Godard desaprovou quando Spielberg recriou Auschwitz em A Lista de Schindler, esforço de romantização que o francês julgou moralmente questionável, e embora Dunkirk passe longe do Holocausto (a única iconografia nazista recriada no filme são as cruzes pretas que identificam os caças alemães) Christopher Nolan se expõe a controvérsia semelhante. A título de elegia, sua história-baseada-em-fatos reconta a batalha no porto de Dunquerque num suspense que existe em função do frenesi do combate.
A estrutura tríptica - acompanhamos simultaneamente soldados na praia por uma semana, um barco de resgate por um dia e o caça pilotado por Tom Hardy por uma hora - permite que Dunkirk transcorra inteiro como o clímax não-linear de A Origem, de tempo forte em tempo forte, dilatando momentos dramáticos com o sustento da trilha onipresente de Hans Zimmer. Do embarque de um pequeno veleiro civil às trocas protocolares de mensagens dos pilotos, pontos de partida da trama, tudo no filme é narrado com urgência pré-planejada.

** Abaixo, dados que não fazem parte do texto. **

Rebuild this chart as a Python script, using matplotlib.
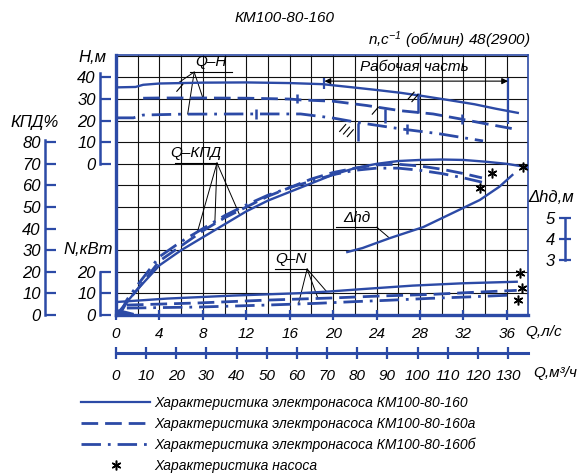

Se essa urgência se justifica, se o artifício esvazia ou não o sentido da guerra, essas dúvidas ficam imediatamente emudecidas pela ação que Zimmer acompanha em eterno crescendo e que Nolan filma com sua generosa oferta de recursos, como os encaixes instalados para câmera IMAX na lataria do Spitfire. A boa parte dos personagens cabe o privilégio de assistir à ação, coadjuvantes funcionais catatônicos como o coronel vivido por James D'Arcy, que está no filme apenas para ouvir Kenneth Branagh explicar o contexto da Segunda Guerra.
É evidente que Nolan modula aqui sua ambição para se aproximar do cinema de guerra com o mesmo tom operístico com que Stanley Kubrick criava seus filmes mais pretensiosos. Dunkirk promete "a guerra como você nunca viu" e entrega uma experiência cheia de sobrecargas sensoriais, mas o que resta dela em seguida? Com o mesmo arranque seco que havia começado, o filme se encerra num triunfo estranho, tateando imagens em busca de significado, alternando close-ups de personagens fitando o vazio.
Se o filme de Nolan não encontra uma conclusão que o justifique, talvez seja porque o espetáculo é uma justificativa em si mesmo. Não há nada de errado nisso. James Cameron gastou os tubos recriando o horror do Titanic com o mesmo impulso sádico de Dunkirk, mas tinha plena noção do valor da história que contava e do gênero a que se filiava, e as fantasias do seu melodrama sulista ajudavam a evitar, pela espetacularização, a frontalidade da morte. Já em Dunkirk não há escapismo possível; de todos os instrumentos ao alcance de Nolan a fantasia nunca foi um deles.